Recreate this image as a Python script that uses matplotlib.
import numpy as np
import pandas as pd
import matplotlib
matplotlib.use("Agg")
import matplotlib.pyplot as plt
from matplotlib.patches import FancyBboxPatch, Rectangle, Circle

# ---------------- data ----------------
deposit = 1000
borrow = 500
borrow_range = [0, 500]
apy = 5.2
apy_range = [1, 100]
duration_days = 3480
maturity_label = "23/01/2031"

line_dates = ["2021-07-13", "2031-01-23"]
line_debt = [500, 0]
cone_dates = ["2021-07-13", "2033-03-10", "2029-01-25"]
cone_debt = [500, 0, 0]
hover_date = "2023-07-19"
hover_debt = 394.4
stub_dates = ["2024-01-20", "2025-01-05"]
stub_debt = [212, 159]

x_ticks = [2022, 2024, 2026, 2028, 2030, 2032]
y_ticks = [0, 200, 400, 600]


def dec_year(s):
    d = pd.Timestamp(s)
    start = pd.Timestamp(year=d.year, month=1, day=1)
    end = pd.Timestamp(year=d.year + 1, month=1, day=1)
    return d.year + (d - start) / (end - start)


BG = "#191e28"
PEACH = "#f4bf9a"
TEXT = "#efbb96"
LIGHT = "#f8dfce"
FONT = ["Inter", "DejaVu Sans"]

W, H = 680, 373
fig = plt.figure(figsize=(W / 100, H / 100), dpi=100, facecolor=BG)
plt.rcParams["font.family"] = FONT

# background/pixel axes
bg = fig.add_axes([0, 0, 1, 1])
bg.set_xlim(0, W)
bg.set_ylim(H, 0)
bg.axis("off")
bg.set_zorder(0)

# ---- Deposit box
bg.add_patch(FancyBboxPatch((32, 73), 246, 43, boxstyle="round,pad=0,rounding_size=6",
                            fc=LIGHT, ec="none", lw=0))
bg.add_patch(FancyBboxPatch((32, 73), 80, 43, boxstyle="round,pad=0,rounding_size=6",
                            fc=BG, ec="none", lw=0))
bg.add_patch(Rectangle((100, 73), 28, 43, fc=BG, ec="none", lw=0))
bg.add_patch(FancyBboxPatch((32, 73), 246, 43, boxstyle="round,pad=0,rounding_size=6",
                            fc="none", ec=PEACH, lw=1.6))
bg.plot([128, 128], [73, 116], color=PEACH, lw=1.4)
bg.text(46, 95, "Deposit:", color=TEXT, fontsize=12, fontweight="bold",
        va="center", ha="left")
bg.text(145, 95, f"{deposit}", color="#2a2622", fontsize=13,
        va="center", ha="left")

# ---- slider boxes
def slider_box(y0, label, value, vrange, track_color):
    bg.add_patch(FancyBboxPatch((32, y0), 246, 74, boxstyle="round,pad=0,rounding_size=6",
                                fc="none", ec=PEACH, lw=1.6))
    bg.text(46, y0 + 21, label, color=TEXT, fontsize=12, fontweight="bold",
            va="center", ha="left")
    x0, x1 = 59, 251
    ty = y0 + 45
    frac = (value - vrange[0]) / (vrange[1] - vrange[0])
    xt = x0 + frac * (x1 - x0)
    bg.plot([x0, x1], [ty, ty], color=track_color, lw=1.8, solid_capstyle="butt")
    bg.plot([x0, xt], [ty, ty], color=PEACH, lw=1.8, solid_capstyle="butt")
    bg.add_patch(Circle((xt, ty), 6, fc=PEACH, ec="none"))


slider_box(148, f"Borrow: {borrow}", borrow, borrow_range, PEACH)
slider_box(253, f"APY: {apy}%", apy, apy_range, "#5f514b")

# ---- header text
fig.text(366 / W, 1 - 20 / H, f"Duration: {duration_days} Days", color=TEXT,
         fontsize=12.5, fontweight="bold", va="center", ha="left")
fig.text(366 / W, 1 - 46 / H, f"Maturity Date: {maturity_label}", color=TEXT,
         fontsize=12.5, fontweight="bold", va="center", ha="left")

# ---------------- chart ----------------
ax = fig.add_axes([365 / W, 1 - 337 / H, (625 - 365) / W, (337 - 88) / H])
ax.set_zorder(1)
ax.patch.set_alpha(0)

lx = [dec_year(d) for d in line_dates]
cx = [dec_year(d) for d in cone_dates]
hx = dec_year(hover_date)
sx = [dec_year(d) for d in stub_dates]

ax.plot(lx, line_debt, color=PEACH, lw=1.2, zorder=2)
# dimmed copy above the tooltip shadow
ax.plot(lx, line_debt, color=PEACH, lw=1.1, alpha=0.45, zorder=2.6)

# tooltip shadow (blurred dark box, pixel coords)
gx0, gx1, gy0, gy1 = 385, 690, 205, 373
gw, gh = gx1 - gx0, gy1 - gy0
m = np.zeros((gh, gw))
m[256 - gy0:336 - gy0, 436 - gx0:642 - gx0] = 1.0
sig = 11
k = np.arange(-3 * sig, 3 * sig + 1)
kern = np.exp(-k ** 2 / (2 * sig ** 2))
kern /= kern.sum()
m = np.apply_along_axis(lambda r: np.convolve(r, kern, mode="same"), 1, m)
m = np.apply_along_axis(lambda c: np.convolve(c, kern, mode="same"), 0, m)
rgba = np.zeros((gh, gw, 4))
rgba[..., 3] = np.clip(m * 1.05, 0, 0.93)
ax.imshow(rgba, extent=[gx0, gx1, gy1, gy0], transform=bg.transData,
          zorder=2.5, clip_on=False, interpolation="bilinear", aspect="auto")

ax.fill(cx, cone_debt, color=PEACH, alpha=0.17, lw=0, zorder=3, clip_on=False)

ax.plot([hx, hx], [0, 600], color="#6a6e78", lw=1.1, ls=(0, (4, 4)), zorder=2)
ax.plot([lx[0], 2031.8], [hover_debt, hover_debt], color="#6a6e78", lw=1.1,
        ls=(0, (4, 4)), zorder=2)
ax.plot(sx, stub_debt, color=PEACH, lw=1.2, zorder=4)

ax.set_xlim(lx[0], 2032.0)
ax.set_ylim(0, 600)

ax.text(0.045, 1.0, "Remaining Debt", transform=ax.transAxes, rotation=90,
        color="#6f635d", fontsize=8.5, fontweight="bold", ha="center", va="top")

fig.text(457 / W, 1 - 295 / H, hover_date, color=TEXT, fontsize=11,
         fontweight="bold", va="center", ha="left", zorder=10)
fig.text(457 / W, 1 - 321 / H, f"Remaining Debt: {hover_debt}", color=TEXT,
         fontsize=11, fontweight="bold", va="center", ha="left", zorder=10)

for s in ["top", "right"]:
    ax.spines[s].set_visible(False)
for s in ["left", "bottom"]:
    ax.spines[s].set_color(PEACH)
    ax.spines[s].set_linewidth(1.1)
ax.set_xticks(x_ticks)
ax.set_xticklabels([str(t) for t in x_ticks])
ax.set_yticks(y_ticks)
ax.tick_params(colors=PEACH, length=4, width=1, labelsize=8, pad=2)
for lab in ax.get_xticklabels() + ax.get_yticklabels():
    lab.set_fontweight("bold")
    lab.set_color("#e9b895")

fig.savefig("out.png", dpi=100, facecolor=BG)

+---+

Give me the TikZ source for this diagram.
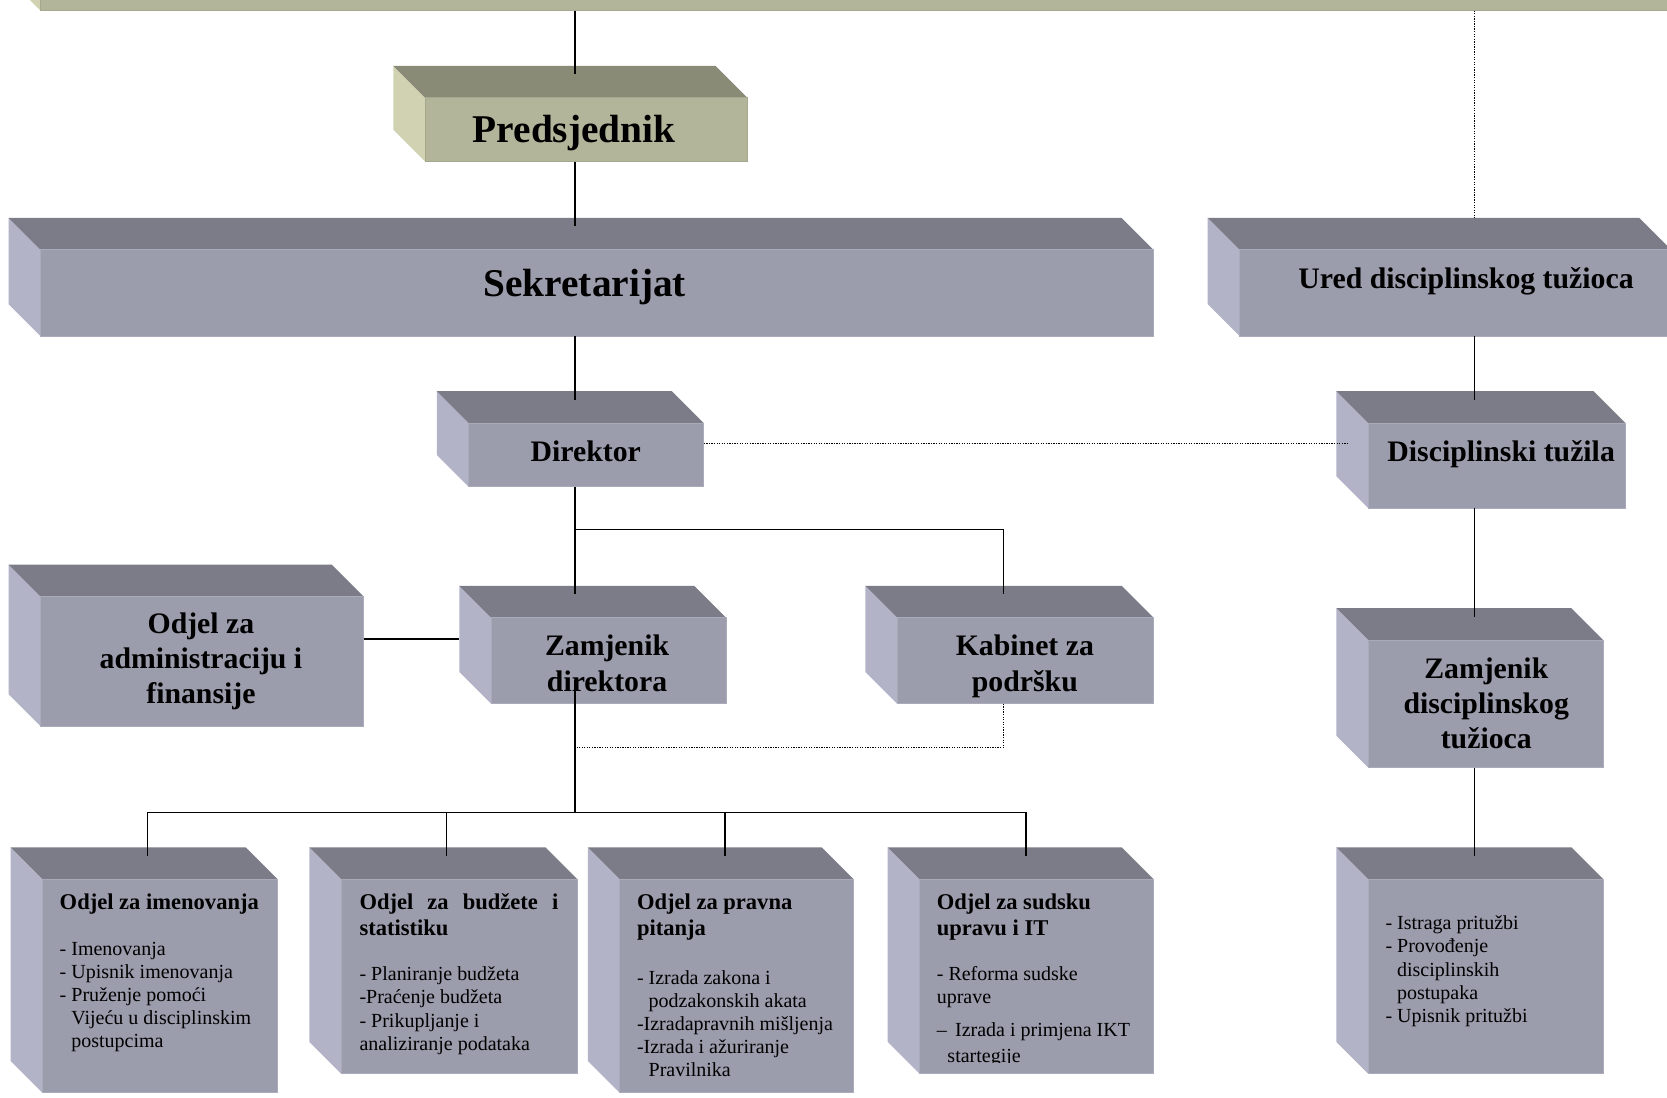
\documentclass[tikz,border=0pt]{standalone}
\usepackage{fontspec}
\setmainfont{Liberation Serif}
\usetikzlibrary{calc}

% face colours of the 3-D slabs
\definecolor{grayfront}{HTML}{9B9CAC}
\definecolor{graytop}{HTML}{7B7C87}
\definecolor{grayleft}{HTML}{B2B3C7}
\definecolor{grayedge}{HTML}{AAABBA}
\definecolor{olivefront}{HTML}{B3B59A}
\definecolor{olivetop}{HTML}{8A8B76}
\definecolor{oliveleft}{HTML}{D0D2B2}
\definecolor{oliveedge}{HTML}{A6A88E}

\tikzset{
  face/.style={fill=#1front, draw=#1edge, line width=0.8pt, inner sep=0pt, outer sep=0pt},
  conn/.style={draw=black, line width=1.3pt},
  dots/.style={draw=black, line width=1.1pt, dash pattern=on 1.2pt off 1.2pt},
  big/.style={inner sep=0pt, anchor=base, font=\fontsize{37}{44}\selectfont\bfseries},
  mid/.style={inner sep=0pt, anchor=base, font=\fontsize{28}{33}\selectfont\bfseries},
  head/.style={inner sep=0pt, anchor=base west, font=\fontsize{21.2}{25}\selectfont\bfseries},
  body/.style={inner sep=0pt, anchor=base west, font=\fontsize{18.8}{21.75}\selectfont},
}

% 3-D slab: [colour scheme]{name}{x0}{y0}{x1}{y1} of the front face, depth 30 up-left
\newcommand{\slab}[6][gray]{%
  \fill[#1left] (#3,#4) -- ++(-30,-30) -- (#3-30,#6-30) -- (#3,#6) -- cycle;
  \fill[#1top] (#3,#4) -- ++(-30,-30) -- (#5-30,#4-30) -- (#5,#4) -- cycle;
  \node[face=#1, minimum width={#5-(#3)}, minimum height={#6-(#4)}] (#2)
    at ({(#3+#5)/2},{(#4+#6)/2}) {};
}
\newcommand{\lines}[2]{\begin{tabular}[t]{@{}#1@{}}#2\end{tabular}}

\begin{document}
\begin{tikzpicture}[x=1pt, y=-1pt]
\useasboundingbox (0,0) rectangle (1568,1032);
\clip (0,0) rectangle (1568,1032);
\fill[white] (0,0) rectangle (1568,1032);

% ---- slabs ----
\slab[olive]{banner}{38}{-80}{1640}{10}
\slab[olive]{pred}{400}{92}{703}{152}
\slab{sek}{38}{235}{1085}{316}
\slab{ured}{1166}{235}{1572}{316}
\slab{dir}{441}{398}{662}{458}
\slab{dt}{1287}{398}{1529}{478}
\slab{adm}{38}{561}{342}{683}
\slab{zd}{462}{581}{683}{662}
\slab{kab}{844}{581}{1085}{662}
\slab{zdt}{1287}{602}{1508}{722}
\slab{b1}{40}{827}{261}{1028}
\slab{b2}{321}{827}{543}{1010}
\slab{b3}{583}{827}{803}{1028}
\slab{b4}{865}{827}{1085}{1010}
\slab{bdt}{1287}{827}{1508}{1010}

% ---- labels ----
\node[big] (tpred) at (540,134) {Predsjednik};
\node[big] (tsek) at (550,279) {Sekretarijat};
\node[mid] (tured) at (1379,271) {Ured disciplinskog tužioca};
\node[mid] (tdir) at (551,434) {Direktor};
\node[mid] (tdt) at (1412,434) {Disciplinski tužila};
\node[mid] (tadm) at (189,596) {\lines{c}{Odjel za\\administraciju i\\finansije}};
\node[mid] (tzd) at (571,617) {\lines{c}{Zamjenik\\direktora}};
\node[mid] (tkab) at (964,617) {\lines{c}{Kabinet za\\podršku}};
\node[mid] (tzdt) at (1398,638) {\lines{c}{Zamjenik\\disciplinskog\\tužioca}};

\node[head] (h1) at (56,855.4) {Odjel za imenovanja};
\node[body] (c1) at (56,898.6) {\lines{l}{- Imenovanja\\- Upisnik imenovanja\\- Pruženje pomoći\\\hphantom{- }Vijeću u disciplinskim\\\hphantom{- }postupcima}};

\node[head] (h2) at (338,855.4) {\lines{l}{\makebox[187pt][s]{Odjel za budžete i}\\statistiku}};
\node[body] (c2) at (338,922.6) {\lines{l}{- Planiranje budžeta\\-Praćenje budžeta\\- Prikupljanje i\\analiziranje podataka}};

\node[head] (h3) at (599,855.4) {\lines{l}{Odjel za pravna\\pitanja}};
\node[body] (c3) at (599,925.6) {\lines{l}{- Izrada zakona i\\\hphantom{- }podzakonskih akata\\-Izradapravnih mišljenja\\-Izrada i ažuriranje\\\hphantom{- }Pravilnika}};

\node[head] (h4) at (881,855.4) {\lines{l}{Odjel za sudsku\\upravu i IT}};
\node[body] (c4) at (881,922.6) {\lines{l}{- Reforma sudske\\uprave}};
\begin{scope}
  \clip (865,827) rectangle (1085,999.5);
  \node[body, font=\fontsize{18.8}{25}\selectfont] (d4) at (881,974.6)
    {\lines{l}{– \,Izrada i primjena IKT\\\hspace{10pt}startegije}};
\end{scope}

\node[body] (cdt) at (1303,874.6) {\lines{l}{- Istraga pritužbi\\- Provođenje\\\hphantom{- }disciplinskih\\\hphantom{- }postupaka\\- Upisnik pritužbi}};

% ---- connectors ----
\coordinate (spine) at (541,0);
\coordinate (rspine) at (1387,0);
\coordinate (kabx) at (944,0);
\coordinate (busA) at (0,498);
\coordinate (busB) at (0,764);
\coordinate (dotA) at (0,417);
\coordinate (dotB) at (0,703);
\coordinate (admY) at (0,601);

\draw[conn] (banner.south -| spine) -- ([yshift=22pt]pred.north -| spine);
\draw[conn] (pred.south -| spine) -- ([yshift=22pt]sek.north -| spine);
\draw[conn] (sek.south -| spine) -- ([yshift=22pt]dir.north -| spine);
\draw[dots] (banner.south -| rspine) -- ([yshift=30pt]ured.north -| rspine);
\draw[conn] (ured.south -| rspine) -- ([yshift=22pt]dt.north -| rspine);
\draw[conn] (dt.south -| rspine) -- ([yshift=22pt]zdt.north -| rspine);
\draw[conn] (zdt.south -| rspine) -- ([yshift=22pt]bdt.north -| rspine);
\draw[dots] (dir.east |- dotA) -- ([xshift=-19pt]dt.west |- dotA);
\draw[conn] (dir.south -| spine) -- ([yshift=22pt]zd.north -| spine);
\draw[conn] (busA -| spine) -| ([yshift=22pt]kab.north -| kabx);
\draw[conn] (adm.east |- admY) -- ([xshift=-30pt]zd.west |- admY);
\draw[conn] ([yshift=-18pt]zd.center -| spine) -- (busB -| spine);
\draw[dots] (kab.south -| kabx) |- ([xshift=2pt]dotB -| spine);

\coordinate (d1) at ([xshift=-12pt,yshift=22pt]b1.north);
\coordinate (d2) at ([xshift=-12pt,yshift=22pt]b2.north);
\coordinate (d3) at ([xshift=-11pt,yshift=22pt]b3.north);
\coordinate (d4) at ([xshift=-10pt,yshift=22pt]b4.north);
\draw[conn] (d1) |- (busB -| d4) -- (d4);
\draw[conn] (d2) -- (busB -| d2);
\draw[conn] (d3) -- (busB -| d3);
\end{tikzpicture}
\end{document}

+---+

*Goal of the exercise*: Above this instruction are the records; retype exactly the lines from the one containing "Recreate this image" up to and including the one containing "bg.set_zorder(0)".

*The result*:
Recreate this image as a Python script that uses matplotlib.
import numpy as np
import pandas as pd
import matplotlib
matplotlib.use("Agg")
import matplotlib.pyplot as plt
from matplotlib.patches import FancyBboxPatch, Rectangle, Circle

# ---------------- data ----------------
deposit = 1000
borrow = 500
borrow_range = [0, 500]
apy = 5.2
apy_range = [1, 100]
duration_days = 3480
maturity_label = "23/01/2031"

line_dates = ["2021-07-13", "2031-01-23"]
line_debt = [500, 0]
cone_dates = ["2021-07-13", "2033-03-10", "2029-01-25"]
cone_debt = [500, 0, 0]
hover_date = "2023-07-19"
hover_debt = 394.4
stub_dates = ["2024-01-20", "2025-01-05"]
stub_debt = [212, 159]

x_ticks = [2022, 2024, 2026, 2028, 2030, 2032]
y_ticks = [0, 200, 400, 600]


def dec_year(s):
    d = pd.Timestamp(s)
    start = pd.Timestamp(year=d.year, month=1, day=1)
    end = pd.Timestamp(year=d.year + 1, month=1, day=1)
    return d.year + (d - start) / (end - start)


BG = "#191e28"
PEACH = "#f4bf9a"
TEXT = "#efbb96"
LIGHT = "#f8dfce"
FONT = ["Inter", "DejaVu Sans"]

W, H = 680, 373
fig = plt.figure(figsize=(W / 100, H / 100), dpi=100, facecolor=BG)
plt.rcParams["font.family"] = FONT

# background/pixel axes
bg = fig.add_axes([0, 0, 1, 1])
bg.set_xlim(0, W)
bg.set_ylim(H, 0)
bg.axis("off")
bg.set_zorder(0)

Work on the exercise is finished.